The banking channel. This is the most vulnerable point. Violations of MiCA can lead to a platform being blacklisted by regulators across the EU. Once that happens, European banks and payment systems stop processing transactions to and from the platform’s addresses. Depositing and withdrawing money becomes nearly impossible—even if the exchange itself technically remains accessible.
Tax reporting. From 2026 onward, European tax authorities can see everything happening on licensed platforms. If a user simultaneously trades on an unlicensed exchange and later transfers funds back through a European bank, it becomes visible and may trigger questions.
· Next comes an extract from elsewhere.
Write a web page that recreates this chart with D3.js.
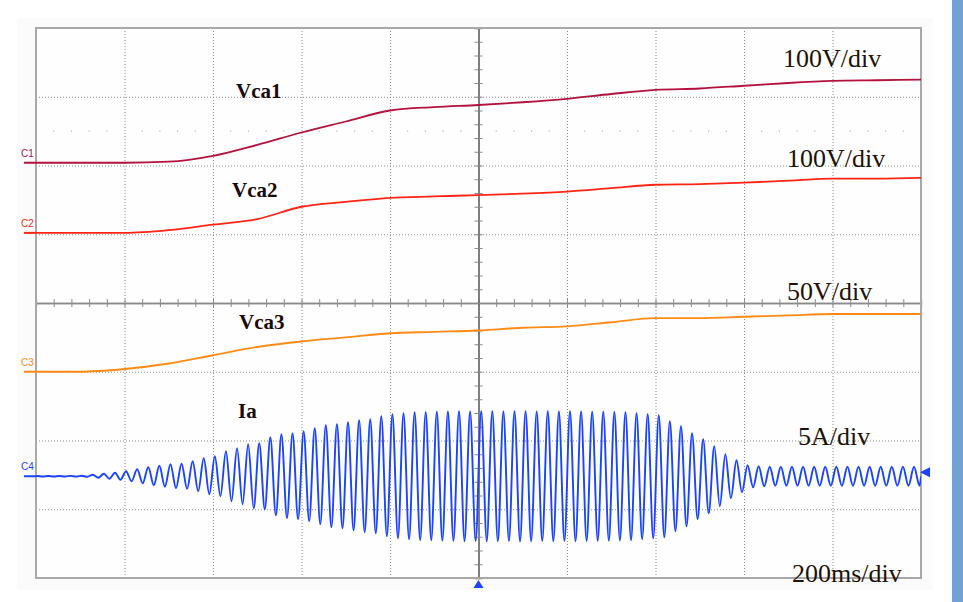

6. What Happens to Cold Wallets Like Trust Wallet
This is an important question for many users, and the answer is broadly reassuring—MiCA does not apply to cold wallets. If you hold your own keys, you are not using the services of a provider, which means there is no entity to regulate. Non-custodial wallets such as Trust Wallet and Ledger remain outside MiCA’s direct scope.
Accordingly, users will still be able to move USDT and other unlicensed crypto assets through cold wallets, just as before.
There is, however, one caveat—the same travel rule. When cryptocurrency is transferred from a cold wallet to an exchange, a licensed European platform is required to collect information about the sender when receiving funds from such a wallet. But it cannot block the transaction solely because the wallet is non-custodial.